Published by the Students of Johns Hopkins since 1896
May 4, 2024

T.V. producer speaks on legal awareness

By Sarah Williams | November 17, 2005

On any given Tuesday night, detectives Elliot Stabler and Olivia Benson light up the television screens of more than 10 million American households as they catch serial rapists, find abandoned children and rescue women from the hands of con-artists.

This fictional crime fighting team on NBC's Law and Order: SVU, however, does more than simply provide entertainment for its audience.

Last Tuesday, Neal Baer, the executive producer of Law and Order: SVU and former executive producer of the hit television series ER, spoke at Johns Hopkins as part of the Milton S. Eisenhower Symposium.

The MSE Symposium is a 37-year-old lecture series that this year centers on the changing nature of American media.

Baer's lecture focused on the relationship between Hollywood and medicine and how Law and Order: SVU is a vehicle for increasing medical and legal awareness.

For him, the link between Hollywood and medicine is pure storytelling. "Storytelling and medicine are passions that are inextricably linked in my life," he told the audience on Tuesday. "To be a good doctor, I believe, requires one to be a very good storyteller."

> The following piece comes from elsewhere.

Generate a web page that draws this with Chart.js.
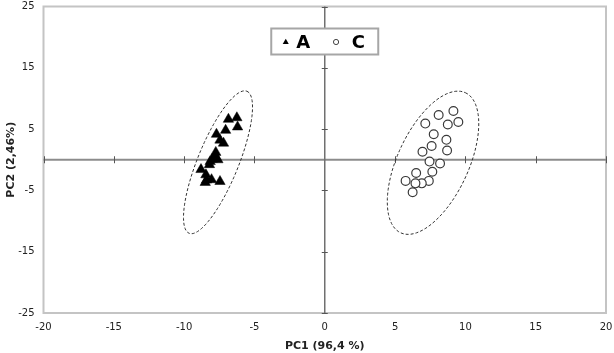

Baer, who attended the American Film Institute before he went to Harvard Medical School, has clearly mastered the art of storytelling. And storytelling, he said, has let him empathize with patients better, be a better listener, and ask good questions.

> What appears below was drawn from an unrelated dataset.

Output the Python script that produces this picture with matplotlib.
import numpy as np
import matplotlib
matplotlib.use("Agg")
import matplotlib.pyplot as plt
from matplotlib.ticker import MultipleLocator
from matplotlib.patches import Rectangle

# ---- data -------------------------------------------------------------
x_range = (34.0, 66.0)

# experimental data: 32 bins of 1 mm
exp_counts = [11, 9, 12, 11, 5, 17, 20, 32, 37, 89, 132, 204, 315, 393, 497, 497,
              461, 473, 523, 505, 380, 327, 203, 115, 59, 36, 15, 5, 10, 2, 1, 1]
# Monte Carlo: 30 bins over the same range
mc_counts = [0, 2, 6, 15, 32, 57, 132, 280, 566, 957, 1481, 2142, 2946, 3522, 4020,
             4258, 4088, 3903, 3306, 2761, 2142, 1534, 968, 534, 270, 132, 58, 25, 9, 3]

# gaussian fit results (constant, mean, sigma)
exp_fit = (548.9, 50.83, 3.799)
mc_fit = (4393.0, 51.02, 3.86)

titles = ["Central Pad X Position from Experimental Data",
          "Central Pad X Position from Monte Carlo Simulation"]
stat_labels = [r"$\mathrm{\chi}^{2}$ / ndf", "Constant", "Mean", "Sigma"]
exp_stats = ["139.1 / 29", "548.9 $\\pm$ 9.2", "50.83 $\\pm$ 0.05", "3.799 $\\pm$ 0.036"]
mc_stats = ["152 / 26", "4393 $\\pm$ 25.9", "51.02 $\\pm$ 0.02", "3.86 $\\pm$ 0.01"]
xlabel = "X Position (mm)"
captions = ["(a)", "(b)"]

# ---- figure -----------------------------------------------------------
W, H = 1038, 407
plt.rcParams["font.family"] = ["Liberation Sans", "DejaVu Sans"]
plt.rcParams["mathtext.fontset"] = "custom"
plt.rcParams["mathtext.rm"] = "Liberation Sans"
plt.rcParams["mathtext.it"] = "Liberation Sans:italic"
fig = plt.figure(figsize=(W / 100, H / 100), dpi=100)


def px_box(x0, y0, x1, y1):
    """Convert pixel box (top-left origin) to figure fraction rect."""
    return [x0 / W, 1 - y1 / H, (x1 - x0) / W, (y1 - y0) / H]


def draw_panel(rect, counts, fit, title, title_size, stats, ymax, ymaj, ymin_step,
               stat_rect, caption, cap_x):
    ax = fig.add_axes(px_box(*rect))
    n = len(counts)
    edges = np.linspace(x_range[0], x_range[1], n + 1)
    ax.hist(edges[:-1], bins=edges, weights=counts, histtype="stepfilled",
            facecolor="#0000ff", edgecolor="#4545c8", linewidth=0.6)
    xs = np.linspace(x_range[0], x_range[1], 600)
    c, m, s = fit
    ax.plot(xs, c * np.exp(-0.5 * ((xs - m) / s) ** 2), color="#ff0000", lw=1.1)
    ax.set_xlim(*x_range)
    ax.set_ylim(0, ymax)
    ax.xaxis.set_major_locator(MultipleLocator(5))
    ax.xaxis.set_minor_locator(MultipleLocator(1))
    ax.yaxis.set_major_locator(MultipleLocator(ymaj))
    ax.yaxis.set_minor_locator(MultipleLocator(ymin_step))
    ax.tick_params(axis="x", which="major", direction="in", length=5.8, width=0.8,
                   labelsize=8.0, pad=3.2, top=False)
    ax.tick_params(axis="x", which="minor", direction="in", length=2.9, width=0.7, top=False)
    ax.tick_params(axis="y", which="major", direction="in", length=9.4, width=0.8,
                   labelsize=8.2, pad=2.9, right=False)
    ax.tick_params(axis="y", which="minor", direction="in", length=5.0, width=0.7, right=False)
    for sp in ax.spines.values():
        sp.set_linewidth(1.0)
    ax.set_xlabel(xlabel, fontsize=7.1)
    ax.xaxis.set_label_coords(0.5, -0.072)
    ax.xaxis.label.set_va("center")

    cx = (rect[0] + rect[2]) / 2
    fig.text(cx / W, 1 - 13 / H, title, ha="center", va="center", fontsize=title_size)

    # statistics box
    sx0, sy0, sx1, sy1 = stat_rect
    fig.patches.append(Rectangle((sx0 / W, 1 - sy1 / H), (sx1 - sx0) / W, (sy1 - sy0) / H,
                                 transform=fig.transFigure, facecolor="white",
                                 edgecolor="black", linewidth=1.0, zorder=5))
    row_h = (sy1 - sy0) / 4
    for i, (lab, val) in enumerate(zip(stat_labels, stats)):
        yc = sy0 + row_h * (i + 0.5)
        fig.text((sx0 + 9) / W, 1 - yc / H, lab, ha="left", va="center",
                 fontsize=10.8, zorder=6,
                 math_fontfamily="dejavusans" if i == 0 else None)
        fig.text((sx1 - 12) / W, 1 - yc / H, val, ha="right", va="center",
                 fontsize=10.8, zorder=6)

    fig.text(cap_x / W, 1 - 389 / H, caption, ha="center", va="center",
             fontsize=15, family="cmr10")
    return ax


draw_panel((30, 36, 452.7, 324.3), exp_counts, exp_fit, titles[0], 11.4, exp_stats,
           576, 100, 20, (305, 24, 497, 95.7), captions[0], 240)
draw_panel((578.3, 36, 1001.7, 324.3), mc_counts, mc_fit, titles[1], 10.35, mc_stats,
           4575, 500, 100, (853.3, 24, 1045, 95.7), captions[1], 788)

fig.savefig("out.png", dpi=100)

While storytelling has allowed him to be a better doctor, the relationship is not unidirectional. In his third year at Beth Israel Hospital in Boston, Baer had a curious case that taught him a little bit about storytelling. The patient, a seemingly healthy man who was admitted for chest pains, later turned out to have leukemia. The complexity of the man's disease and the importance of learning his case history led Baer to see parallels with storytelling.

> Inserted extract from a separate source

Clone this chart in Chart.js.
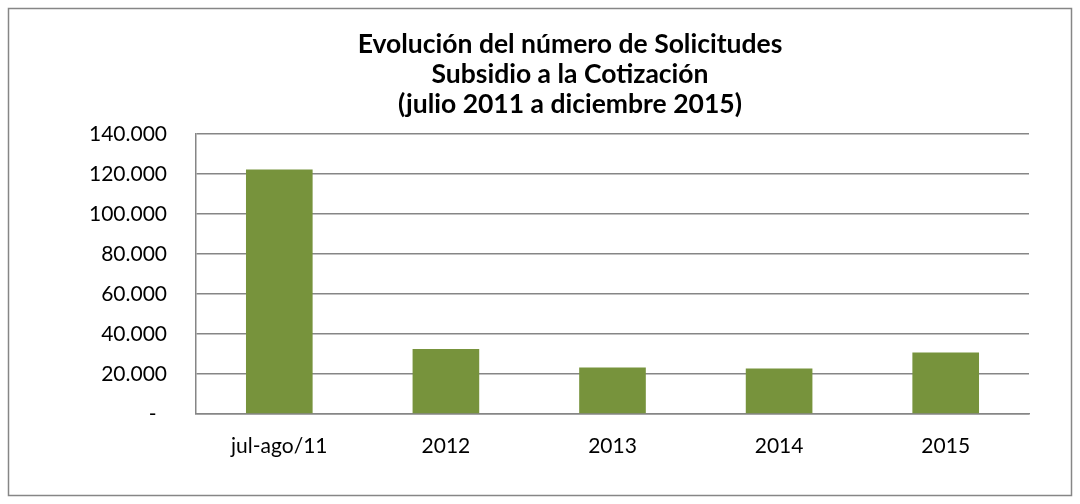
<!DOCTYPE html>
<html><head><meta charset="utf-8">
<script src="https://cdn.jsdelivr.net/npm/chart.js@4.4.1/dist/chart.umd.min.js"></script>
<style>html,body{margin:0;padding:0;background:#fff}#wrap{width:1080px;height:504px;position:relative}</style>
</head><body><div id="wrap"><canvas id="c" width="1080" height="504"></canvas></div>
<script>
const categories = ['jul-ago/11', '2012', '2013', '2014', '2015'];
const solicitudes = [122200, 32500, 23200, 22700, 30700];
const yTickValues = [0, 20000, 40000, 60000, 80000, 100000, 120000, 140000];
const titleLines = ['Evolución del número de Solicitudes', 'Subsidio a la Cotización', '(julio 2011 a diciembre 2015)'];

function fmt(v) {
  if (v === 0) return '-\u2002';
  return String(Math.round(v)).replace(/\B(?=(\d{3})+(?!\d))/g, '.');
}

const frameTitle = {
  id: 'frameTitle',
  beforeDraw(chart) {
    const ctx = chart.ctx;
    ctx.save();
    ctx.fillStyle = '#fff';
    ctx.fillRect(0, 0, chart.width, chart.height);
    ctx.strokeStyle = '#868686';
    ctx.lineWidth = 1.5;
    ctx.strokeRect(8.5, 8.5, 1063, 487);
    ctx.restore();
  },
  afterDraw(chart) {
    const ctx = chart.ctx;
    ctx.save();
    ctx.fillStyle = '#000';
    ctx.font = 'bold 26.5px Lato';
    ctx.textAlign = 'center';
    ctx.textBaseline = 'alphabetic';
    const base = [53, 83, 113];
    titleLines.forEach((t, i) => ctx.fillText(t, 570, base[i]));
    ctx.restore();
  }
};

new Chart(document.getElementById('c'), {
  type: 'bar',
  data: {
    labels: categories,
    datasets: [{
      data: solicitudes,
      backgroundColor: '#77933C',
      borderWidth: 0,
      categoryPercentage: 1,
      barPercentage: 0.4
    }]
  },
  options: {
    responsive: false,
    animation: false,
    devicePixelRatio: 1,
    layout: { padding: { left: 20, right: 51, top: 134, bottom: 30 } },
    plugins: { legend: { display: false }, tooltip: { enabled: false }, title: { display: false } },
    scales: {
      x: {
        grid: { display: false, drawTicks: false },
        border: { display: true, color: '#868686', width: 1.5 },
        ticks: { color: '#000', font: { family: 'Lato', size: 21 }, padding: 20 },
        afterFit(s) { s.height = 60; }
      },
      y: {
        min: 0, max: 140000,
        afterBuildTicks(s) { s.ticks = yTickValues.map(v => ({ value: v })); },
        grid: { color: '#868686', lineWidth: 1.5, drawTicks: false },
        border: { display: true, color: '#868686', width: 1.5 },
        ticks: { color: '#000', font: { family: 'Lato', size: 21 }, padding: 29, callback: v => fmt(v) },
        afterFit(s) { s.width = 176; }
      }
    }
  },
  plugins: [frameTitle]
});
</script></body></html>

"He taught me to tell stories with depth and detail, to look for twists and turns that can reveal stunning answers."

Once Baer realized how close storytelling and medicine were, the leap to Hollywood was not far. Now, Baer is adamant about the fact that more doctors should do what he does: spread awareness through the media.

"I believe our duties as physicians do not lie only in the operating room," he said Tuesday. "Can our patients' stories increase public awareness?" he rhetorically asked the audience. "I believe they can."

According to a 2001 poll of ER viewers conducted by the Kaiser Family Foundation, Baer has certainly done a good job spreading awareness.

The Kaiser poll showed that before an ER episode focusing on the link between human papilloma virus (HPV) and cervical cancer, only nine percent of ER viewers could give the correct definition of HPV, while, after the episode aired, 28 percent could define it.

Themes he mentioned on Tuesday night that have been presented in his shows included organ shortages, sexually transmitted diseases in teenagers, methamphetamine abuse in gay communities and stem cell research.

When Baer hears about a timely medical topic that interests him, he writes a show about it. For example, a nationally renowned scientist recently told him about a study published last May in the journal Science suggesting that violence is contagious, like an infectious disease. The wheels in Baer's head started churning and the story that resulted will be airing on Law and Order: SVU a few weeks from now.

Critics of crime and medical dramas like ER, Law and Order and CSI are quick to point out that these shows, while providing some real medical or legal information, are also full of scenes and situations which would never arise in a real hospital, courtroom or crime scene.

For example, medical dramas often show interns tentatively helping perform surgeries on their first day in the hospital, an unrealistic situation that could scare real-life patients away from surgery.

Baer, however, does his best to present reality. "I don't think about educating, and I don't think about entertaining," he said. "I think about telling good stories."

"Each of you has a private story to tell," he said. "A story that has gripped you, changed the way you view the world, moved you to tears. Use your own life to change the world."